Pagat lawsuit to be heard in Hawaii

by Sabrina Salas Matanane

Guam - Discussions involving the military buildup are center stage in a federal court in Hawaii. Attorney Nicholas Yost on behalf of his clients. The Guam Preservation Trust, the National Historic Preservation Trust and We Are Guahan are challenging the Navy's approval of the Record of Decision for the military buildup on Guam after proposing to develop firing ranges near the historic village of Pagat.  

The plaintiffs contend the Navy violated the National Environmental Policy Act, the National Historic Preservation Act, and the Coastal Zone Management Act. A scheduling conference was held in Hawaii today. According to Yost, both sides agreed to hold the hearing in September.

He said, "The schedule is premised on something, which is right now there is no money in the current fiscal year's budget, which ends on the last day of September there's no money for the government to do anything with Pagat or Route 15 area so nothing is going to happen there. Until the beginning of the next fiscal year."

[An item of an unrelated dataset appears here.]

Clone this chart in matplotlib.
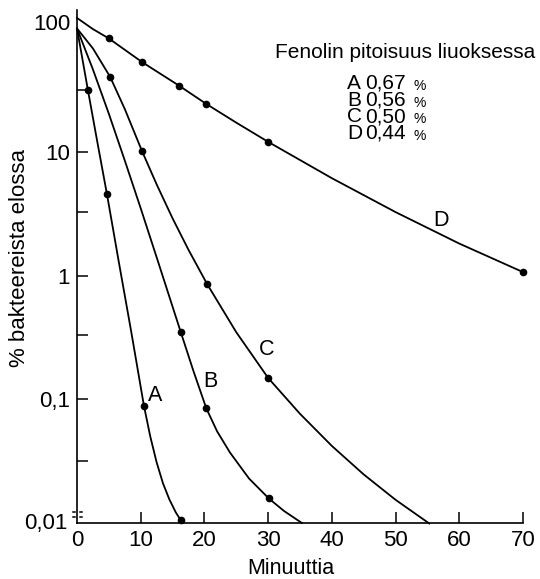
import matplotlib
matplotlib.use("Agg")
import matplotlib.pyplot as plt
import matplotlib.transforms as mtransforms

plt.rcParams['font.family'] = ['Liberation Sans', 'DejaVu Sans']

# measured points (minutes, % alive)
a_t = [1.7, 4.7, 10.5, 16.3]
a_v = [32, 4.57, 0.089, 0.0105]
b_t = [16.3, 20.3, 30.1]
b_v = [0.348, 0.0845, 0.0158]
c_t = [5.2, 10.2, 20.4, 30]
c_v = [40.6, 10.2, 0.86, 0.149]
d_t = [5, 10.2, 16, 20.3, 30, 70]
d_v = [83, 53.5, 34.5, 24.5, 12.1, 1.07]

# drawn curves
a_line_t = [0, 1.7, 3.2, 4.7, 6.6, 8.5, 9.5, 10.5, 11.5, 12.5, 13.5, 14.5, 15.5, 16.3]
a_line_v = [100, 32, 12.0, 4.57, 1.26, 0.355, 0.178, 0.089, 0.0501, 0.0309,
            0.0209, 0.0155, 0.0122, 0.0105]
b_line_t = [0, 2.5, 5, 7.5, 10, 12.5, 15, 16.3, 18.3, 20.3, 22, 24, 27, 30.1, 32.5, 35.3]
b_line_v = [100, 46.6, 20.4, 8.55, 3.51, 1.41, 0.562, 0.348, 0.168, 0.0845,
            0.055, 0.0372, 0.0229, 0.0158, 0.0125, 0.0100]
c_line_t = [0, 2.5, 5.2, 7.5, 10.2, 12.5, 15, 17.5, 20.4, 25, 30, 35, 40, 45, 50, 55.3]
c_line_v = [100, 68.9, 40.6, 22.3, 10.2, 5.48, 2.91, 1.62, 0.86, 0.349, 0.149,
            0.0764, 0.042, 0.0247, 0.0154, 0.0099]
d_line_t = [0, 2.5, 5, 10.2, 16, 20.3, 25, 30, 40, 50, 60, 70]
d_line_v = [121.6, 98.8, 83, 53.5, 34.5, 24.5, 17.3, 12.1, 6.15, 3.27, 1.82, 1.07]

curve_names = ['A', 'B', 'C', 'D']
label_pos = [(12.2, 0.108), (20.9, 0.14), (29.7, 0.254), (57.1, 2.81)]
legend_title = 'Fenolin pitoisuus liuoksessa'
legend_vals = ['0,67', '0,56', '0,50', '0,44']

y_ticks = [0.1, 1, 10, 100]
y_labels = ['0,1', '1', '10', '100']
y_minor = [0.0316, 0.33, 3.3, 31.6]
x_ticks = [0, 10, 20, 30, 40, 50, 60, 70]

W, H = 540, 579
fig = plt.figure(figsize=(W / 100, H / 100), dpi=100)
ax = fig.add_axes([77 / W, 1 - 523 / H, (523 - 77) / W, (523 - 10) / H])

lines = [(a_line_t, a_line_v, a_t, a_v), (b_line_t, b_line_v, b_t, b_v),
         (c_line_t, c_line_v, c_t, c_v), (d_line_t, d_line_v, d_t, d_v)]
for lt, lv, pt, pv in lines:
    ax.plot(lt, lv, color='black', lw=1.3, clip_on=False)
    ax.plot(pt, pv, 'o', color='black', ms=4.5, clip_on=False)

for name, (tx, ty) in zip(curve_names, label_pos):
    ax.text(tx, ty, name, fontsize=15.5, ha='center', va='center')

ax.set_yscale('log')
ax.set_xlim(0, 70)
ax.set_ylim(0.01, 141)
ax.spines['top'].set_visible(False)
ax.spines['right'].set_visible(False)
ax.spines['left'].set_linewidth(1.2)
ax.spines['bottom'].set_linewidth(1.2)

ax.set_yticks(y_ticks)
ax.set_yticklabels(y_labels)
ax.set_yticks(y_minor, minor=True)
ax.yaxis.set_tick_params(which='minor', labelleft=False)
ax.set_xticks(x_ticks)
ax.tick_params(axis='both', which='both', direction='in', length=8, width=1.1,
               labelsize=16, pad=5)
ax.get_yticklines()[-2].set_visible(False)  # no mark at 100
ax.xaxis.get_major_ticks()[0].tick1line.set_visible(False)
# the 100 label sits a little high in the original
lab100 = ax.get_yticklabels()[-1]
lab100.set_transform(lab100.get_transform() +
                     mtransforms.ScaledTranslation(0, 5 / 72, fig.dpi_scale_trans))

# 0,01 label with axis break
ax.text(-0.022, 0.0, '0,01', transform=ax.transAxes, ha='right', va='center',
        fontsize=16)
for yy in (0.021, 0.012):
    ax.plot([-0.009, 0.011], [yy, yy], transform=ax.transAxes, color='black',
            lw=1.1, clip_on=False)
ax.plot([0, 0], [0.0125, 0.0205], transform=ax.transAxes, color='white',
        lw=2.5, clip_on=False)

fig.text(291 / W, 1 - 574 / H, 'Minuuttia', fontsize=15.5, ha='center',
         va='baseline')
fig.text(20 / W, 1 - 258 / H, '% bakteereista elossa', rotation=90,
         ha='center', va='center', fontsize=16)

# legend block: letters, values and small % signs as three columns
fig.text(275 / W, 1 - 58 / H, legend_title, fontsize=15, va='baseline')
top = 1 - 74 / H
fig.text(347 / W, top, '\n'.join(curve_names), fontsize=15, va='top',
         linespacing=0.84)
fig.text(365 / W, top, '\n'.join(legend_vals), fontsize=15, va='top',
         linespacing=0.84)
fig.text(414 / W, 1 - 79 / H, '\n'.join(['%'] * 4), fontsize=10, va='top',
         linespacing=1.24)

fig.savefig('out.png', dpi=100)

By March 15 the feds must provide the plaintiffs with an index of the administrative record.  One month later, April 15 the actual administrative record will then be submitted to the court. On this same day the feds will also have to answer to the actual complaint. By June 15t, Attorney Yost says they will file their briefs for summary judgment. The government likewise will have until July 15 to file its motion for summary judgment with the government having until August 15 to respond.

Yost will then have until August 29 to reply to the feds. Oral arguments will be presented before the judge on September 19. Meanwhile in court today the military did make note of the possibility it may file a motion to dismiss, arguing the case isn't ripe just yet because of ongoing dialogue between Adelup and the Navy regarding the Programmatic Agreement, which is required by Section 106 of the National Historic Preservation Act.

"Well the Record of Decision came out last year and obviously that was not completed by that time. So no matter what the Navy does now it still violated the law. It's didn't do it before the Record of Decision its instead trying to and hasn't done it after," he said.

Yost adds the Programmatic Agreement and Section 106 of the National Historic Preservation Act is just one of the arguments in their complaint there's 12 other issues they want to see resolved, 11 were filed under the National Environmental Policy Act and another under the Coastal Zone Management Act. All of which they hope to see resolution come the fall.

On an added note, the lawsuit will be the focus of panel discussion at the University of Hawaii tomorrow. The forum is being hosted by the Environmental Law Program.